Pictured here is a retaining wall constructed using steel. A retaining wall is used when there is a large elevation difference in a short horizontal distance. In this case, the pond on the left of the photo is much lower than the parking area on the right of the photo. Retaining walls hold back the earth for the higher land to remain stable from erosion.

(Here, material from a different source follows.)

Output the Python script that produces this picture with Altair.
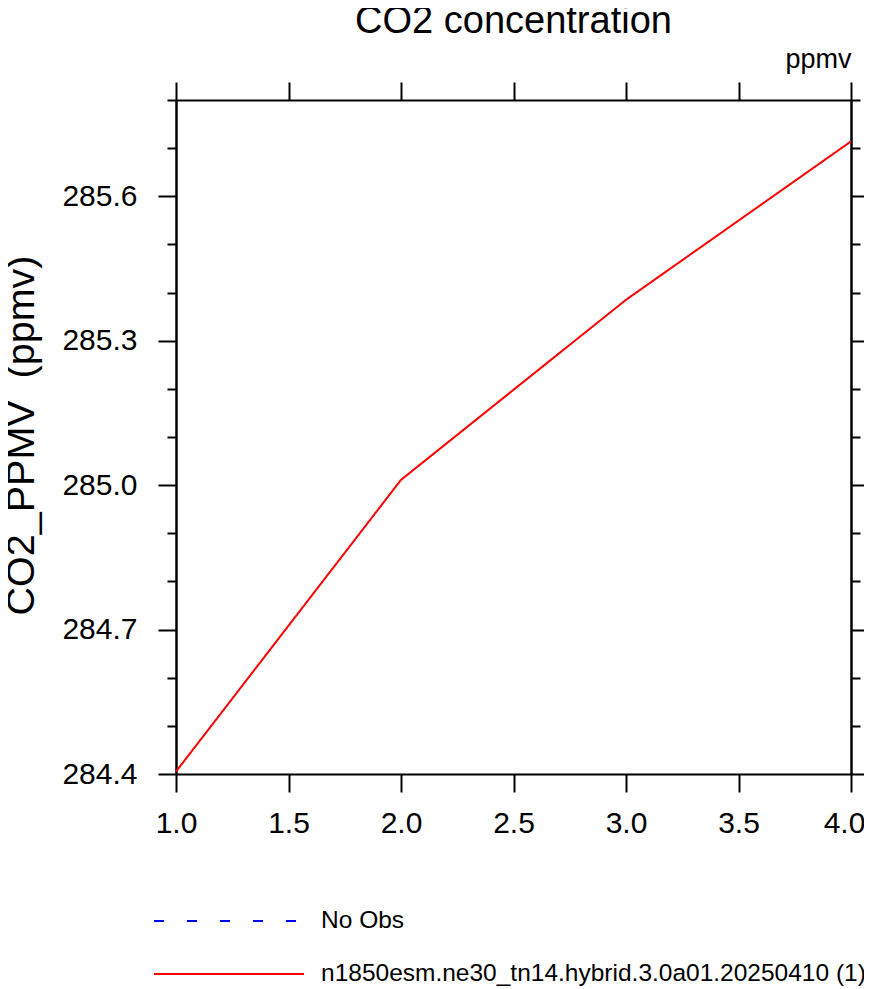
import altair as alt
import pandas as pd

# model years and global mean CO2
years = [1, 2, 3, 4]
co2_ppmv = [284.405, 285.011, 285.385, 285.714]

case_name = "n1850esm.ne30_tn14.hybrid.3.0a01.20250410 (1)"
obs_name = "No Obs"

x_major = [1.0, 1.5, 2.0, 2.5, 3.0, 3.5, 4.0]
y_major = [284.4, 284.7, 285.0, 285.3, 285.6]
y_minor = [284.5, 284.6, 284.8, 284.9, 285.1, 285.2, 285.4, 285.5, 285.7, 285.8]

FONT = "Liberation Sans"

df = pd.DataFrame({"year": years, "co2": co2_ppmv, "case": [case_name] * len(years)})

xs = alt.Scale(domain=[1, 4], nice=False, zero=False)
ys = alt.Scale(domain=[284.4, 285.8], nice=False, zero=False)


def ax(orient, values, size, **kw):
    opts = dict(orient=orient, values=values, tickSize=size, tickWidth=2,
                tickColor="black", domainColor="black", domainWidth=2,
                labels=False, labelFlush=False, grid=False, title="")
    opts.update(kw)
    return alt.Axis(**opts)


def blank(orient):
    return alt.Axis(orient=orient, domain=False, ticks=False, labels=False,
                    grid=False, title="")


legend = alt.Legend(
    orient="none", legendX=-23, legendY=807, direction="vertical",
    symbolType="stroke", symbolSize=22500, symbolStrokeWidth=2,
    clipHeight=28, labelFontSize=24.5, labelFont=FONT, labelColor="black",
    labelLimit=800, labelOffset=16, rowPadding=25, padding=0,
    title="", titlePadding=0,
)

line = alt.Chart(df).mark_line(strokeWidth=2).encode(
    x=alt.X("year:Q", scale=xs,
            axis=ax("bottom", x_major, 18, labels=True, format=".1f",
                    labelFontSize=30, labelPadding=16,
                    # keep the last label inside the page edge
                    labelOffset={"expr": "datum.value == 4 ? -7 : 0"})),
    y=alt.Y("co2:Q", scale=ys,
            axis=ax("left", y_major, 18, labels=True, format=".1f",
                    labelFontSize=30, labelPadding=21,
                    title="CO2_PPMV \u00a0(ppmv)", titleFontSize=39.5,
                    titleX=-143, titleY=335, titleAngle=-90,
                    titleAlign="center", titleBaseline="alphabetic")),
    color=alt.Color("case:N", legend=legend,
                    scale=alt.Scale(domain=[obs_name, case_name],
                                    range=["#0000ff", "#ff0000"])),
    strokeDash=alt.StrokeDash("case:N", legend=legend,
                              scale=alt.Scale(domain=[obs_name, case_name],
                                              range=[[10, 23], [1, 0]])),
)

top_minor = alt.Chart(df).mark_line(opacity=0).encode(
    x=alt.X("year:Q", scale=xs,
            axis=ax("top", x_major, 18, title="ppmv", titleFontSize=27,
                    titleX=675, titleY=-33, titleAlign="right",
                    titleBaseline="alphabetic", titleAngle=0)),
    y=alt.Y("co2:Q", scale=ys, axis=ax("left", y_minor, 9)),
)

right_major = alt.Chart(df).mark_line(opacity=0).encode(
    x=alt.X("year:Q", scale=xs, axis=blank("bottom")),
    y=alt.Y("co2:Q", scale=ys, axis=ax("right", y_major, 18)),
)

right_minor = alt.Chart(df).mark_line(opacity=0).encode(
    x=alt.X("year:Q", scale=xs, axis=blank("top")),
    y=alt.Y("co2:Q", scale=ys, axis=ax("right", y_minor, 9)),
)

chart = alt.layer(top_minor, right_major, right_minor, line).resolve_axis(
    x="independent", y="independent"
).properties(
    width=675,
    height=674,
    autosize=alt.AutoSizeParams(type="none"),
    padding={"left": 168, "top": 92, "right": 13, "bottom": 212},
    title=alt.TitleParams("CO2 concentration", fontSize=38, font=FONT,
                          fontWeight="normal", color="black",
                          anchor="middle", frame="group", offset=4),
).configure_axis(
    labelFont=FONT, titleFont=FONT, labelColor="black", titleColor="black",
    titleFontWeight="normal",
).configure_view(strokeWidth=0)

chart.save("out.html", embed_options={"renderer": "svg", "actions": False})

Photo Credit: Jessie Benaglio

Pictured above is a landslide. Landslides occur when the stability of a slope changes from a stable to an unstable condition. Some natural causes for a landslide are groundwater pressure acting to destabilize the slope, earthquakes, or weakening of a slope from saturation with water. The water source originates from snow or glacier melt or heavy rains. Human activities can also form landslides from vibrations induced by machinery or traffic, blasting, or other construction activities.

Soldier Pile Wall

Photo Credit: Alex Mead

This is a soldier pile and railroad tie retaining wall. These types of walls are common due to their relative ease of construction and the availability of materials. Simply place the vertical members, brown tubes in this case, and stack the railroad ties behind. Then, back fill can be placed behind the wall. One major problem with this wall, however, is the placing of the railroad ties. All joins should be staggered by many inches and secured with large spikes. As you can see on the far right this is not done, and greatly reduces the strength of the wall.

Auger Cast Pile Wall Failure

Photo Credit: Alex Mead

Seen here is the failure of an auger cast pile wall. This type of wall is designed to be a watertight retaining structure for the construction of an underground project. Although it is hard to tell from this photo, the wall appears to have failed due to weak concrete in the piles. One pile broke and released the material it was suppose to keep out of the excavation. This failure formed the mound of dirt seen in the photograph and a “sink hole” approximately 20 ft by 10 ft by 30 ft deep behind the green fence screen. This is what a bad day looks like for a geotechnical engineer.